La veille de sa disparition, un député de la Ligue Awami, le parti au pouvoir, a porté plainte contre lui et 31 autres personnes en vertu des dispositions draconiennes de la Loi de 2018 relative à la sécurité numérique, au titre des articles 25, 26, 29 et 31, pour avoir publié sur Facebook des contenus « fallacieux, offensants, obtenus illégalement et diffamatoires » qui « pourraient dégrader le maintien de l’ordre ».

Un autre membre du même parti a déposé une deuxième plainte contre lui au titre des articles 25, 26 et 29 de cette loi, trois heures après qu’il a été vu pour la dernière fois, à 18 h 51 le 10 mars 2020, quittant son travail. Il semble à présent qu’une troisième plainte au titre de cette loi a été déposée contre lui le lendemain. S’il était reconnu coupable des faits dont il est accusé, il risquerait jusqu’à sept années d’emprisonnement.

Des images de vidéosurveillance qu’Amnesty International a pu se procurer et a relayées dans une vidéo diffusée le 21 mars 2020 montrent au moins trois hommes non identifiés qui s’approchent de la moto du journaliste garée devant les locaux de son journal et semblent la manipuler, quelques minutes avant qu’on le voie démarrer le véhicule et quitter les lieux. Sa disparition forcée et les multiples procédures engagées à son encontre ont fait suite à une série de messages critiques qu’il a publiés sur Facebook au sujet de l’implication présumée de membres de la Ligue Awami dans un réseau de traite à des fins sexuelles piloté dans un hôtel cinq étoiles de Dacca.

En novembre 2018, Amnesty International a publié un rapport intitulé Muzzling Dissent Online, dans lequel l’organisation pointait les articles de la Loi relative à la sécurité numérique qui sont incompatibles avec le droit international relatif aux droits humains et les normes en la matière, notamment avec le Pacte international relatif aux droits civils et politiques (PIDCP), auquel le Bangladesh, et demandait au gouvernement bangladais de modifier rapidement cette loi.

En vertu du droit international relatif aux droits humains, le simple fait que des formes d’expression soient considérées comme insultantes pour une personnalité publique n’est pas suffisant pour justifier une condamnation pénale. En particulier, le Comité des droits de l’homme de l’ONU a demandé aux États d’envisager la dépénalisation de la diffamation, qui doit être traitée exclusivement au civil.

Au moins 14 infractions couvertes par la Loi relative à la sécurité numérique, notamment au titre des articles 26 et 31 qui ont été utilisés contre Shafiqul Islam Kajol, excluent toute possibilité de libération sous caution. Le Comité des droits de l’homme a observé que le harcèlement pour des motifs relevant de la liberté d’opinion d’une personne, notamment sous la forme de l’arrestation, du jugement, de la détention et de l’incarcération, constitue une violation de l’article 19 du PIDCP.

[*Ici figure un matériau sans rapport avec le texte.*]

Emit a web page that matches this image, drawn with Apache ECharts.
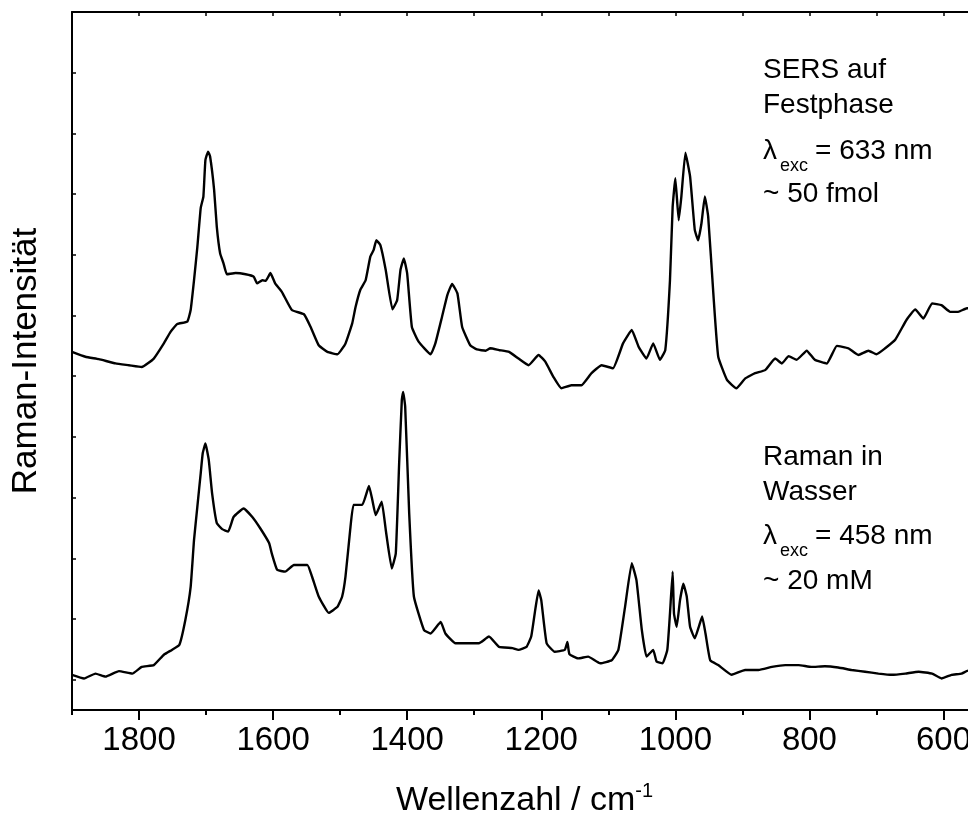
<!DOCTYPE html>
<html>
<head>
<meta charset="utf-8">
<script src="https://cdn.jsdelivr.net/npm/echarts@6/dist/echarts.min.js"></script>
<style>
  html, body { margin: 0; padding: 0; background: #fff; }
  #chart { width: 968px; height: 819px; }
</style>
</head>
<body>
<div id="chart"></div>
<script>
// SERS spectrum on solid phase (633 nm excitation), offset upward
const sersWavenumber = [1900,1880,1860,1835,1815,1796,1778,1763,1753,1743,1728,1723,1718,1713,1708,1704,1701,1697,1694,1688,1684,1679,1674,1669,1656,1641,1629,1624,1616,1611,1604,1597,1587,1572,1554,1544,1532,1519,1504,1492,1482,1477,1470,1462,1455,1450,1446,1440,1432,1422,1415,1410,1405,1400,1393,1383,1365,1358,1348,1340,1333,1325,1318,1306,1296,1283,1276,1263,1248,1234,1219,1204,1194,1182,1170,1155,1140,1125,1110,1093,1078,1065,1055,1043,1033,1023,1015,1008,1004,1000,995,991,985,978,971,966,961,956,951,943,936,923,909,896,881,866,851,841,831,819,804,792,774,759,742,727,712,700,687,672,655,642,630,617,603,590,578,565,552];
const sersIntensity = [5.90,5.82,5.78,5.71,5.68,5.65,5.79,6.04,6.23,6.36,6.40,6.59,7.08,7.63,8.27,8.46,9.06,9.20,9.12,8.57,7.96,7.52,7.36,7.18,7.20,7.18,7.14,7.03,7.08,7.07,7.20,7.03,6.89,6.59,6.52,6.31,6.01,5.90,5.86,6.04,6.37,6.64,6.92,7.08,7.47,7.58,7.74,7.66,7.25,6.60,6.75,7.25,7.44,7.19,6.31,6.07,5.86,6.04,6.48,6.84,7.02,6.86,6.31,6.01,5.94,5.92,5.96,5.93,5.90,5.79,5.68,5.85,5.74,5.49,5.30,5.35,5.35,5.55,5.68,5.63,6.04,6.26,5.99,5.79,6.04,5.77,5.93,7.08,8.29,8.76,8.07,8.46,9.18,8.79,7.91,7.74,8.02,8.46,8.13,6.81,5.82,5.44,5.30,5.46,5.55,5.60,5.79,5.71,5.83,5.77,5.92,5.77,5.71,6.00,5.96,5.85,5.92,5.86,5.96,6.10,6.43,6.60,6.45,6.70,6.67,6.56,6.56,6.62,6.60];

// Raman spectrum in water (458 nm excitation)
const ramanWavenumber = [1900,1882,1865,1850,1830,1810,1796,1778,1763,1751,1740,1731,1723,1718,1713,1708,1705,1701,1696,1691,1684,1676,1667,1659,1644,1631,1619,1606,1602,1594,1582,1569,1549,1542,1532,1517,1504,1497,1492,1485,1480,1467,1457,1452,1447,1438,1432,1423,1417,1412,1408,1406,1403,1397,1390,1375,1365,1350,1343,1328,1308,1293,1278,1263,1243,1234,1222,1215,1209,1204,1200,1192,1180,1165,1161,1158,1145,1130,1112,1095,1085,1075,1065,1058,1050,1043,1033,1028,1019,1012,1008,1004,1002,998,993,988,983,978,971,965,960,955,948,936,916,896,876,856,836,816,797,777,757,737,717,697,677,657,637,617,603,588,573,563,552];
const ramanIntensity = [0.58,0.52,0.60,0.55,0.64,0.60,0.71,0.74,0.91,0.99,1.07,1.48,2.03,2.80,3.35,3.90,4.23,4.39,4.12,3.57,3.08,2.98,2.94,3.18,3.32,3.18,2.99,2.75,2.58,2.31,2.28,2.39,2.39,2.20,1.87,1.60,1.70,1.87,2.20,2.97,3.38,3.38,3.69,3.46,3.21,3.43,2.97,2.33,2.58,4.06,5.11,5.24,5.00,3.24,1.87,1.32,1.26,1.45,1.26,1.10,1.10,1.10,1.21,1.04,1.02,0.99,1.04,1.21,1.65,1.97,1.81,1.10,0.96,0.99,1.12,0.92,0.85,0.88,0.77,0.82,0.99,1.70,2.42,2.14,1.32,0.88,0.99,0.80,0.77,0.99,1.59,2.28,1.59,1.37,1.81,2.08,1.87,1.37,1.18,1.37,1.54,1.26,0.82,0.74,0.58,0.66,0.66,0.71,0.74,0.74,0.71,0.72,0.70,0.66,0.63,0.60,0.58,0.60,0.63,0.60,0.52,0.58,0.60,0.65,0.62];

// Axis ticks
const majorTicks = [600, 800, 1000, 1200, 1400, 1600, 1800];
const minorTicks = [700, 900, 1100, 1300, 1500, 1700, 1900];
const topTicks = [600, 700, 800, 900, 1000, 1100, 1200, 1300, 1400, 1500, 1600, 1700, 1800, 1900];
const intensityTicks = [0.5, 1.5, 2.5, 3.5, 4.5, 5.5, 6.5, 7.5, 8.5, 9.5, 10.5];

// Annotation text
const sersNotes = ['SERS auf', 'Festphase', '= 633 nm', '~ 50 fmol'];
const ramanNotes = ['Raman in', 'Wasser', '= 458 nm', '~ 20 mM'];
const lambdaSymbol = 'λ';
const excSubscript = 'exc';

const FONT = '"Liberation Sans", Arial, Helvetica, sans-serif';

function zip(xs, ys) { return xs.map((x, i) => [x, ys[i]]); }

const chart = echarts.init(document.getElementById('chart'), null, { renderer: 'canvas' });

const axisLineStyle = { color: '#000', width: 2 };

function noteBlock(lines, ys) {
  const x0 = 763;
  const els = [];
  const txt = (text, x, y, size) => ({
    type: 'text', x: x, y: y, silent: true,
    style: { text: text, fill: '#000', font: size + 'px ' + FONT,
             textAlign: 'left', textVerticalAlign: 'middle', align: 'left', verticalAlign: 'middle' }
  });
  els.push(txt(lines[0], x0, ys[0], 28));
  els.push(txt(lines[1], x0, ys[1], 28));
  els.push(txt(lambdaSymbol, x0, ys[2], 28));
  els.push(txt(excSubscript, x0 + 17, ys[2] + 15, 18));
  els.push(txt(lines[2], x0 + 52, ys[2], 28));
  els.push(txt(lines[3], x0, ys[3], 28));
  return els;
}

const option = {
  animation: false,
  backgroundColor: '#fff',
  grid: { left: 72, top: 12, bottom: 109, right: -9, containLabel: false, outerBoundsMode: 'none' },
  xAxis: [
    {
      type: 'value', min: 550, max: 1900, inverse: true, position: 'bottom',
      axisLine: { show: true, onZero: false, lineStyle: axisLineStyle },
      axisTick: { show: true, inside: false, length: 10, customValues: majorTicks, lineStyle: { color: '#000', width: 2 } },
      axisLabel: { show: true, customValues: majorTicks, margin: 14, color: '#000', fontSize: 33, fontFamily: FONT,
                   formatter: v => String(v) },
      splitLine: { show: false },
      name: '{t|Wellenzahl / cm}{s|-1}',
      nameLocation: 'middle', nameGap: 71,
      nameTextStyle: {
        color: '#000', fontFamily: FONT,
        rich: {
          t: { fontSize: 34, lineHeight: 40, fontFamily: FONT, color: '#000' },
          s: { fontSize: 20, lineHeight: 20, verticalAlign: 'top', fontFamily: FONT, color: '#000' }
        }
      }
    },
    {
      type: 'value', min: 550, max: 1900, inverse: true, position: 'bottom',
      axisLine: { show: false, onZero: false },
      axisTick: { show: true, inside: false, length: 5, customValues: minorTicks, lineStyle: { color: '#000', width: 2 } },
      axisLabel: { show: false },
      splitLine: { show: false }
    },
    {
      type: 'value', min: 550, max: 1900, inverse: true, position: 'top',
      axisLine: { show: true, onZero: false, lineStyle: axisLineStyle },
      axisTick: { show: true, inside: true, length: 4, customValues: topTicks, lineStyle: { color: '#000', width: 1.5 } },
      axisLabel: { show: false },
      splitLine: { show: false }
    }
  ],
  yAxis: [
    {
      type: 'value', min: 0, max: 11.5, position: 'left',
      axisLine: { show: true, onZero: false, lineStyle: axisLineStyle },
      axisTick: { show: true, inside: true, length: 4, customValues: intensityTicks, lineStyle: { color: '#000', width: 1.5 } },
      axisLabel: { show: false },
      splitLine: { show: false },
      name: 'Raman-Intensität',
      nameLocation: 'middle', nameGap: 28,
      nameTextStyle: { color: '#000', fontSize: 35, fontFamily: FONT }
    },
    {
      type: 'value', min: 0, max: 11.5, position: 'right',
      axisLine: { show: true, onZero: false, lineStyle: axisLineStyle },
      axisTick: { show: false },
      axisLabel: { show: false },
      splitLine: { show: false }
    }
  ],
  series: [
    {
      name: 'SERS auf Festphase', type: 'line', xAxisIndex: 0, yAxisIndex: 0,
      data: zip(sersWavenumber, sersIntensity),
      showSymbol: false, symbol: 'none', smooth: 0.12,
      lineStyle: { color: '#000', width: 2.4 }
    },
    {
      name: 'Raman in Wasser', type: 'line', xAxisIndex: 0, yAxisIndex: 0,
      data: zip(ramanWavenumber, ramanIntensity),
      showSymbol: false, symbol: 'none', smooth: 0.12,
      lineStyle: { color: '#000', width: 2.4 }
    }
  ],
  graphic: [].concat(
    noteBlock(sersNotes, [70, 105, 151, 194]),
    noteBlock(ramanNotes, [457, 492, 536, 581])
  )
};

chart.setOption(option);
</script>
</body>
</html>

Le Haut-Commissariat des Nations unies aux droits de l’homme a demandé au Bangladesh de réviser de toute urgence la Loi sur la sécurité numérique, afin qu’elle soit conforme au droit international relatif aux droits humains et qu’elle prévoie des garde-fous contre l’arrestation arbitraire, la détention et toute autre restriction injustifiée des droits des personnes à exercer de manière légitime leur liberté d’expression et d’opinion.

Plus de 1 000 procédures ont été engagées en vertu de la Loi sur la sécurité numérique au Bangladesh depuis son entrée en vigueur en octobre 2018.